How should the 30th birthday be celebrated?
Smaller and more intentional than the 25th, larger and more grounded than a regular birthday. Most Indian millennials' 30ths in 2026 land somewhere between an 8-friend dinner and a 25-person mini-event. The defining feature is intentionality — the day is planned with thought, not improvised. A 4-hour evening where 3-4 things are designed (one shared meal, one toast moment, one digital page reveal, one slow walk) is the format that lands.
Should the wish mention age explicitly?
Lightly. Most 30-year-olds want the milestone acknowledged, not laboured. One line about the number is enough. The rest should be about the person.
What if someone hates that they're turning 30?

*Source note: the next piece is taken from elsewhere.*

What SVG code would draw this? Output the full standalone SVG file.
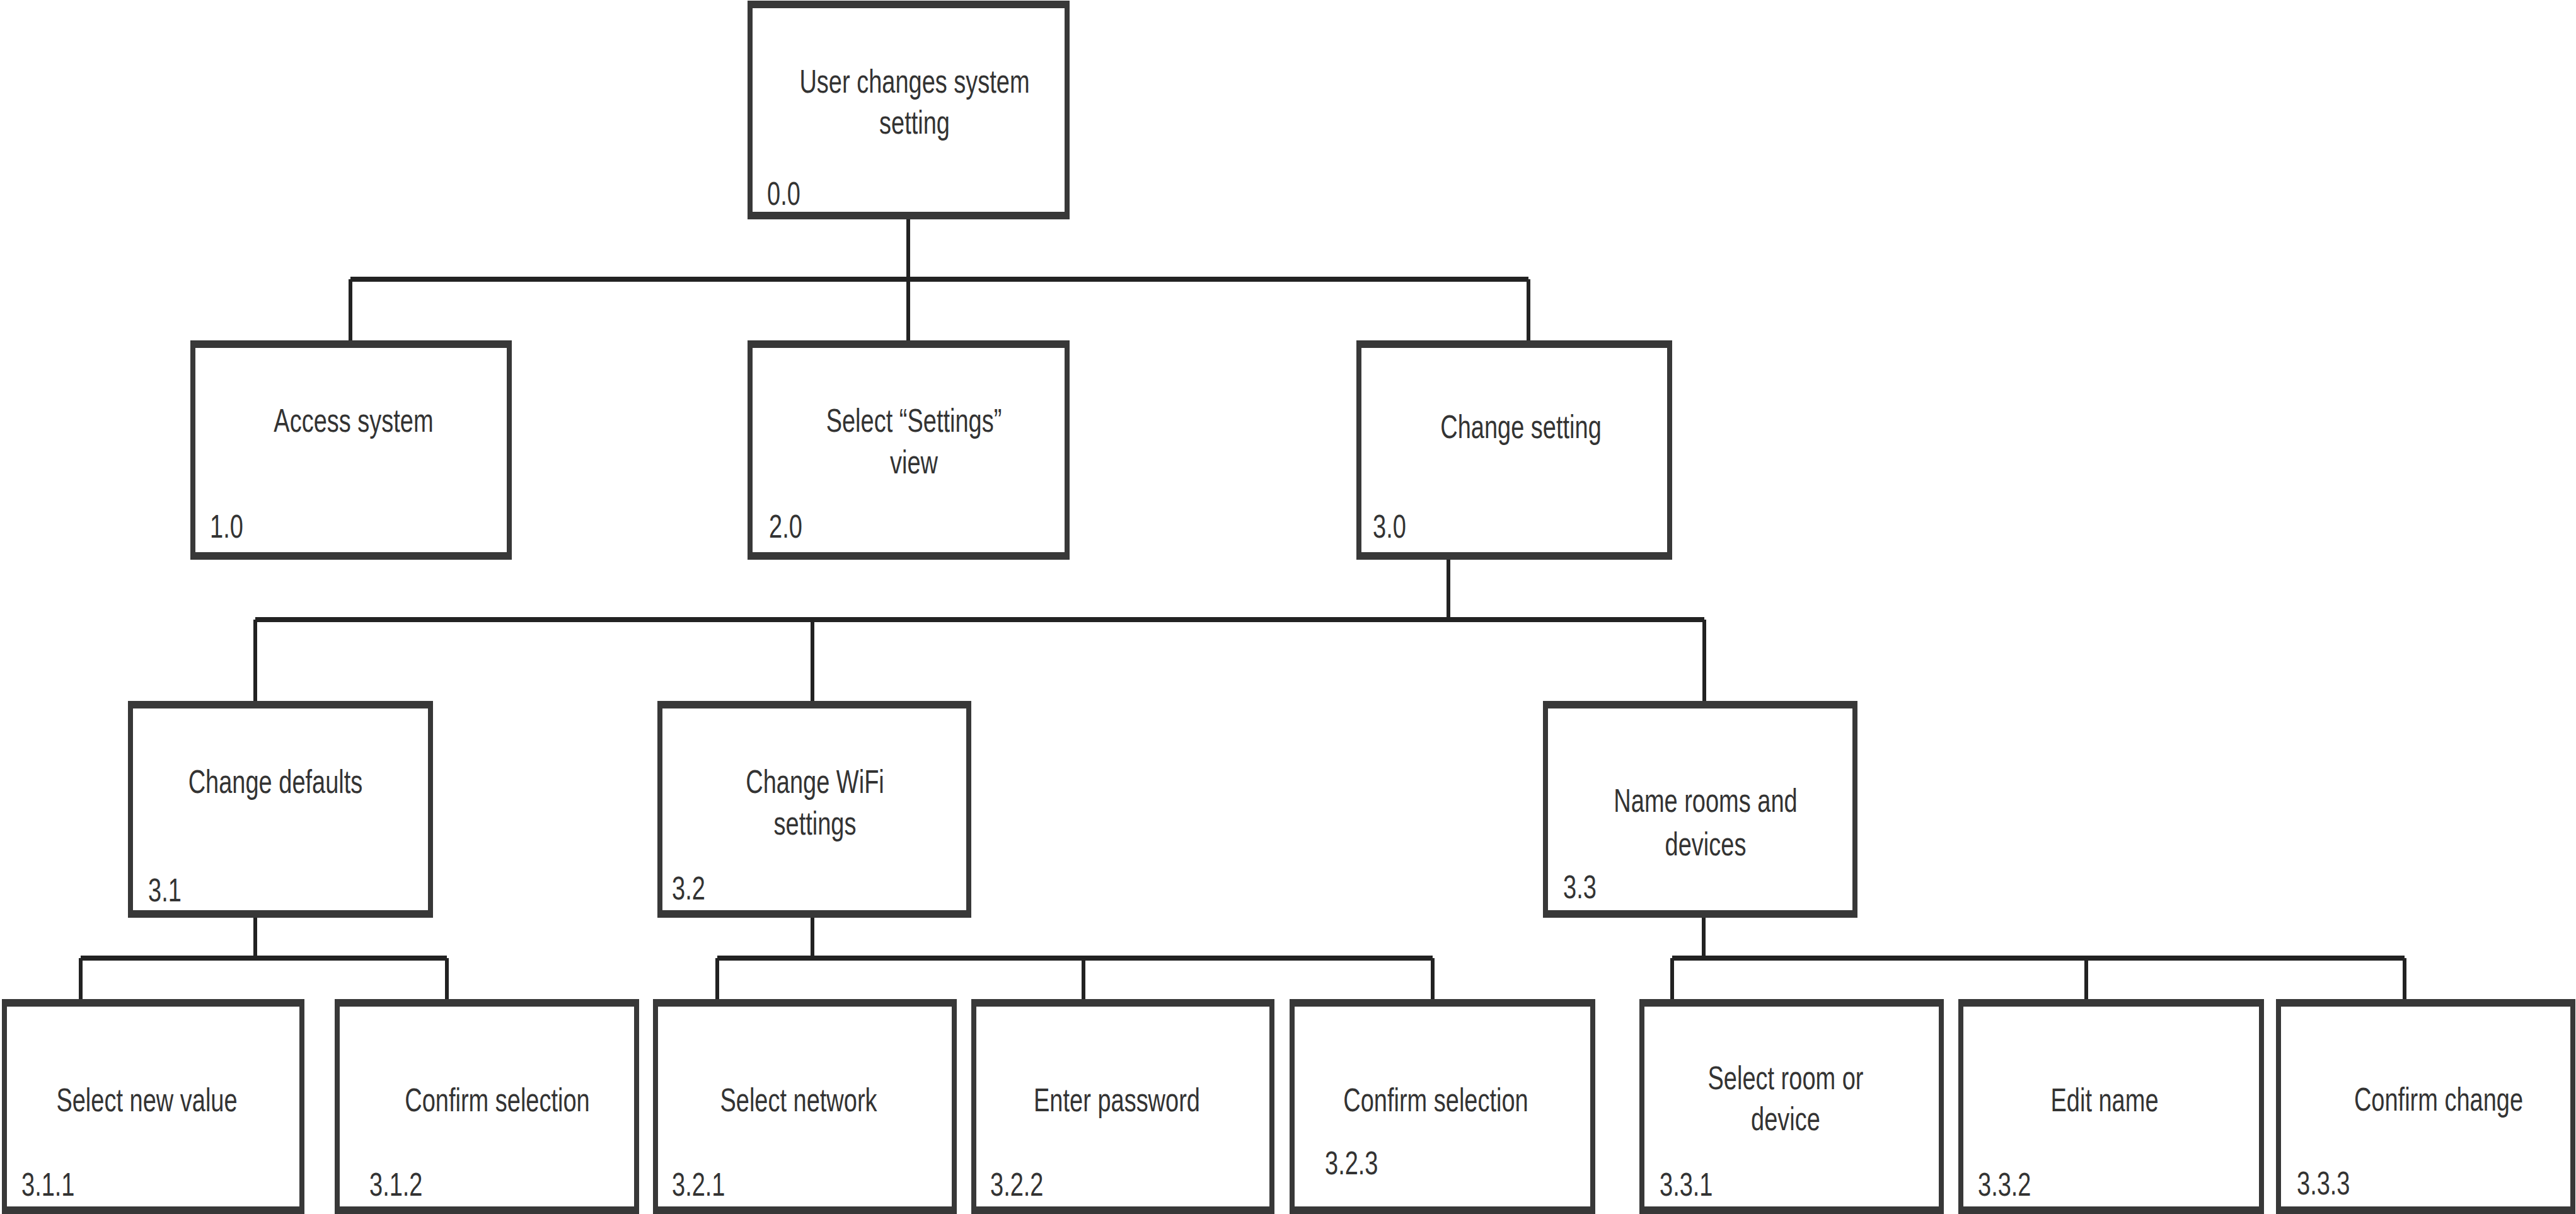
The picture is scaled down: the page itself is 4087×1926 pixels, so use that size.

Honour the feeling without endorsing the framing. Don't argue them out of the discomfort, but also don't reinforce it. The wish that says "30 looks like exactly who you are" lands warmer than "30 isn't that bad". The first names them; the second debates them.
Can the page be from the person to themselves?
Yes — increasingly common. A self-wish page where the person walks through their own decade is a good private ritual. Lovely's Journey template is well-suited. The page can stay private (only the person opens it) or be shared with one or two close people.